The mental health of Victorian children and teens, a low-risk age group for COVID-19, is suffering after being forced into the fourth lockdown in 12 months, with attempted self-harm and suicide rates surging.
Kids Helpline, a national 24/7 confidential support and counselling service for 5 to 25-year-olds, revealed that the attempted suicide rate of Victorian teenagers shot up by 184 percent in the past six months.
Young people aged 13 to 18 accounted for three-quarters of total crisis interventions from Dec. 1, 2020, to May 31, 2021. Over 40 percent of crisis interventions were responding to the intent of immediate suicide.
Victorian schools have been closed for a total of more than 22 weeks, around half a school year, compared to schools closures in South Australia for one week and NSW for around one month.
Kids Helpline Project Manager Leo Hede said young people increasingly turned to the hotline seeking support where schools and community networks previously would have played the supporting role.
“Regardless of a young person’s pre-existing emotional health status, heavy social media use and low levels of physical activity are linked to worse wellbeing and self-esteem as young people get older,” the report said.

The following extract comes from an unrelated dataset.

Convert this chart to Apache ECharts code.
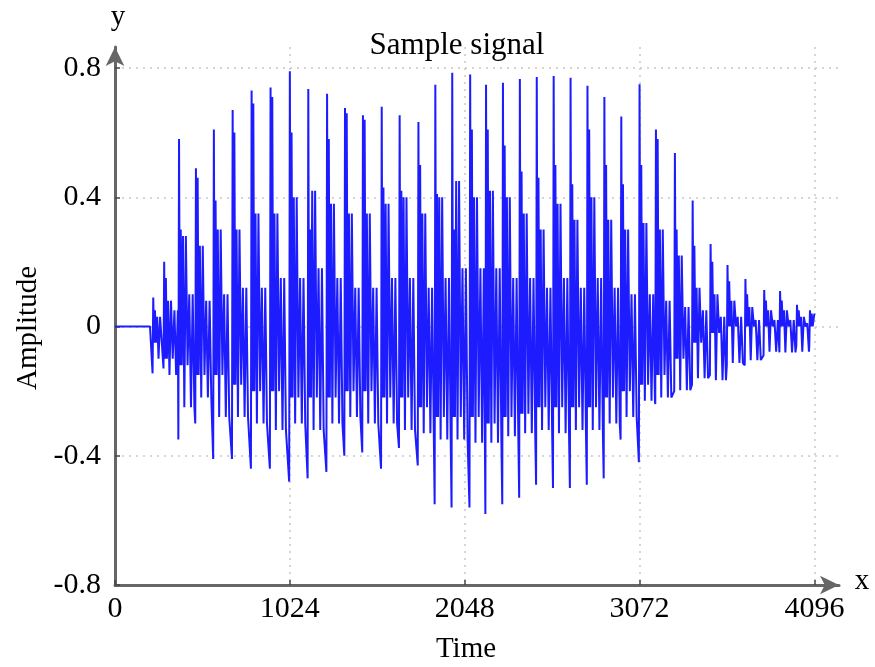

Treasurer Josh Frydenberg wrote in an op-ed in the Herald Sun that closures of schools should only be used as a last resort.
The Victorian government has voted to pass a new mental health tax law, where businesses that pay more than $10 million in wages nationally will pay an additional tax of 0.5 percent.
The tax was a recommendation by the state’s mental health royal commission, which found that the system was failing patients and required a complete rebuild.